You connect through a VPN, so your real IP address is hidden — or so you assume. A WebRTC leak can quietly undo that, handing a website your true address while the VPN is still on.
What WebRTC is
WebRTC is a browser technology for real-time communication — video calls, voice chat and similar features that work directly inside a web page without a plugin. To connect two users efficiently, WebRTC needs to discover the network addresses each device can be reached at. That discovery is useful for calls — and it is also the source of the leak.
How the leak happens
To set up a direct connection, WebRTC asks your system for its addresses and can share them with the web page. The problem: this process can surface your real IP address even when your browser traffic is otherwise routed through a VPN. A page running a small script can read what WebRTC reports.
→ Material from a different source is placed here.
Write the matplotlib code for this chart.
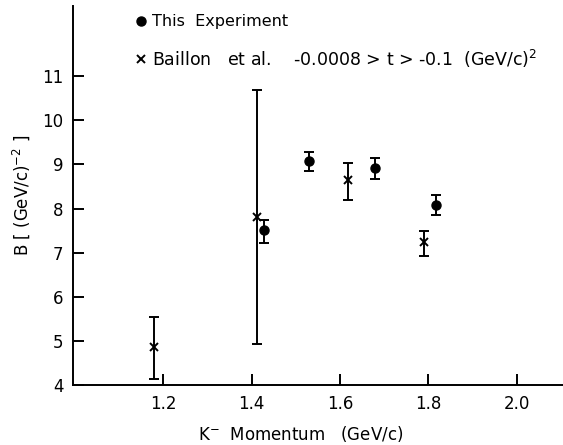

The VPN is still working for ordinary traffic — but WebRTC took a different path.
How to check
You can test for a WebRTC leak. With your VPN connected, visit a reputable IP-leak test page. It will show the addresses your browser exposes. If an address there matches your real, non-VPN IP, WebRTC is leaking. If it shows only the VPN's address, you are fine.
How to prevent it
There are a few fixes. Some browsers have a setting to disable or restrict WebRTC; some privacy-focused browsers handle it by default. Extensions exist that block WebRTC leaks specifically. And some VPN clients include WebRTC-leak protection. The right fix depends on your setup, but the goal is the same: stop WebRTC from revealing addresses the VPN is meant to hide.
The takeaway
A VPN routes your traffic, but WebRTC can take a shortcut around it and expose your real IP. It is a well-known leak with well-known fixes. If you rely on a VPN for privacy, test for a WebRTC leak once — it is the gap most people never check.